From the family’s time in Europe while his father served as FDR’s ambassador to the UK, on through Jack’s military service, we see the older man’s often ruthless interference in his second son’s life in order to prevent possible embarrassment to Joe, Jr. And then, following Joe, Jr.’s death in WWII, Joe, Sr.’s ironic insistence that Jack take his brother’s place by entering politics. And as ACT ONE ends, JACK chronicles John Kennedy’s decision to run for Congress, while resisting his father’s ongoing attempts to control him.
From Jack’s romance with Jacqueline Bouvier, their marital difficulties due to his philandering, on through his successful campaign for the Presidency, JACK - ACT TWO conveys the magic of their presence, the idealism he shared with his younger brother, Bobby, how it – and they – dazzled, and began to change this Country in positive ways.
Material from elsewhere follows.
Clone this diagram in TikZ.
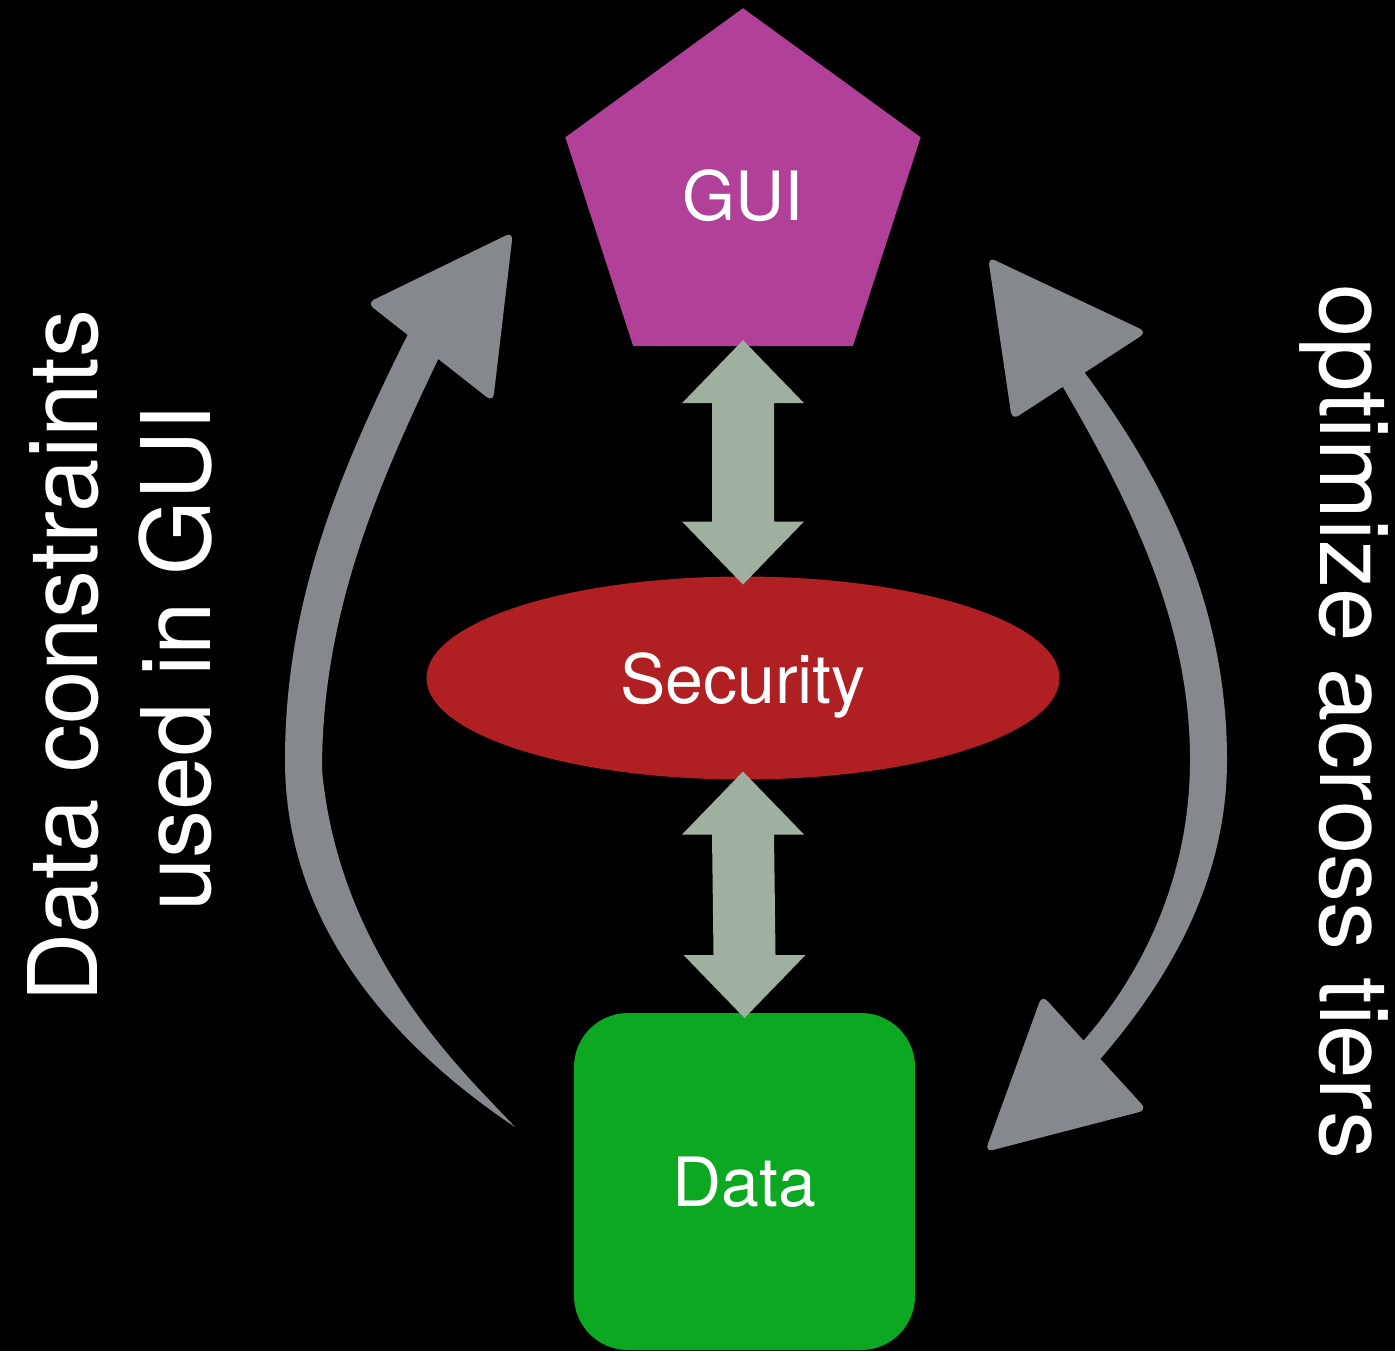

And all the while the father’s links with the forces of darkness cast longer and longer shadows, until they, combined with Jack’s crossing of lines, among them the Bay of Pigs, Civil Rights, and his decision to begin our withdrawal from Vietnam, finally resulted in his murder – an event that continues to resonate for all of us, marking as it did not just the end of Camelot, but the beginning of the end of much, much more.